For the Prime Minister – just days after suffering the resignation of home secretary Amber Rudd and amid ongoing difficulties over Brexit – the results will come as a relief despite the loss of scores of councillors.
On a visit to Wandsworth she praised campaigners’ efforts in seeing off a Labour challenge which had seen the streets flooded with activists, including members of the Corbyn-backing Momentum campaign.

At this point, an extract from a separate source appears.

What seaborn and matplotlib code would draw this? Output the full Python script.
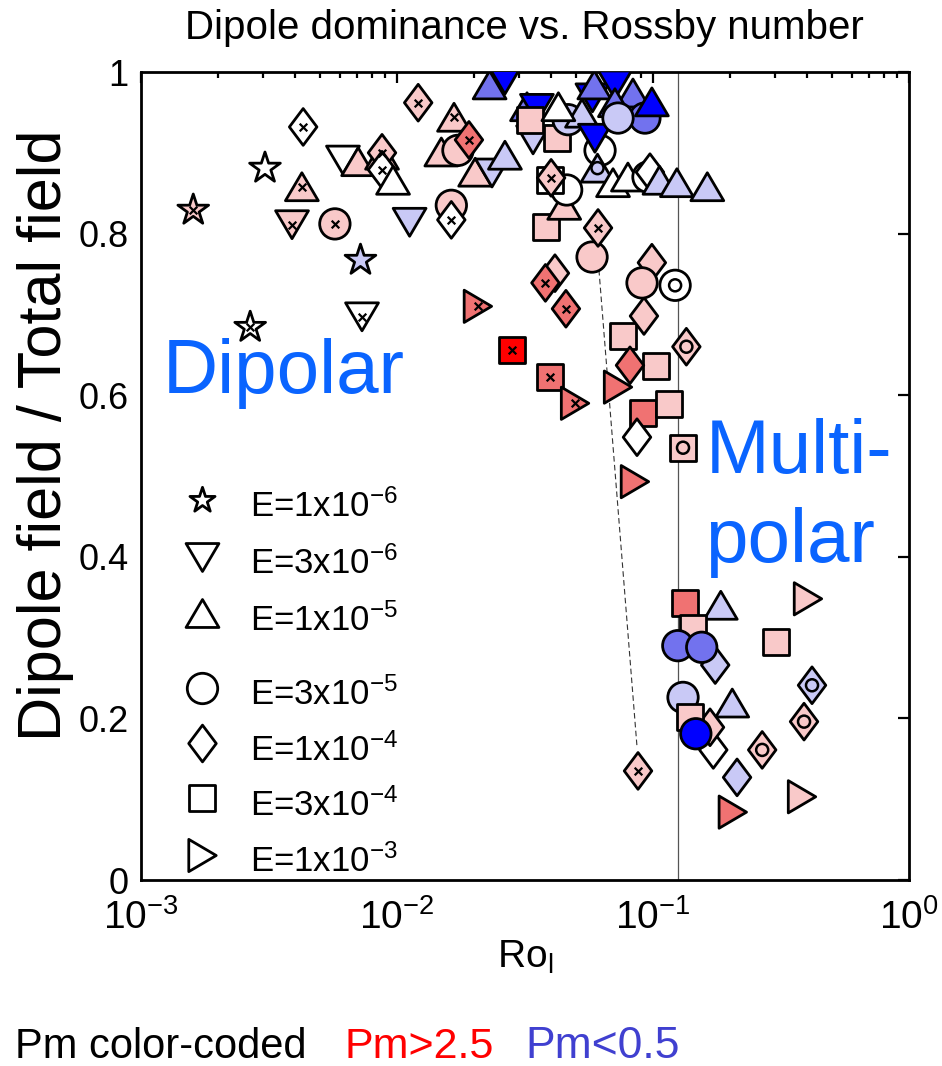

A huge thank you to everyone who gave their time to our campaign. @Conservatives had a strong night across the country - which means we can continue to deliver great local services while keeping council tax low. pic.twitter.com/MZ6QDEUCf2— Theresa May (@theresa_may) May 4, 2018
“Labour thought they could take control, this was one of their top targets and they threw everything at it, but they failed,” said the Prime Minister.
Labour said that tight results in four Wandsworth wards meant it missed out on victory by just 141 votes.
Jeremy Corbyn has been abandoned in many leave areas – his pledge to stay in the customs union means he is not trusted to deliver Brexit. PM’s clear Mansion House vision for leaving the single market and customs union a key part of Tory electoral success 3/3— Boris Johnson (@BorisJohnson) May 4, 2018
Brexit-backing Foreign Secretary Boris Johnson highlighted Tory success in Leave-voting, pushing the case for Mrs May to stick to her course on leaving the single market and customs union.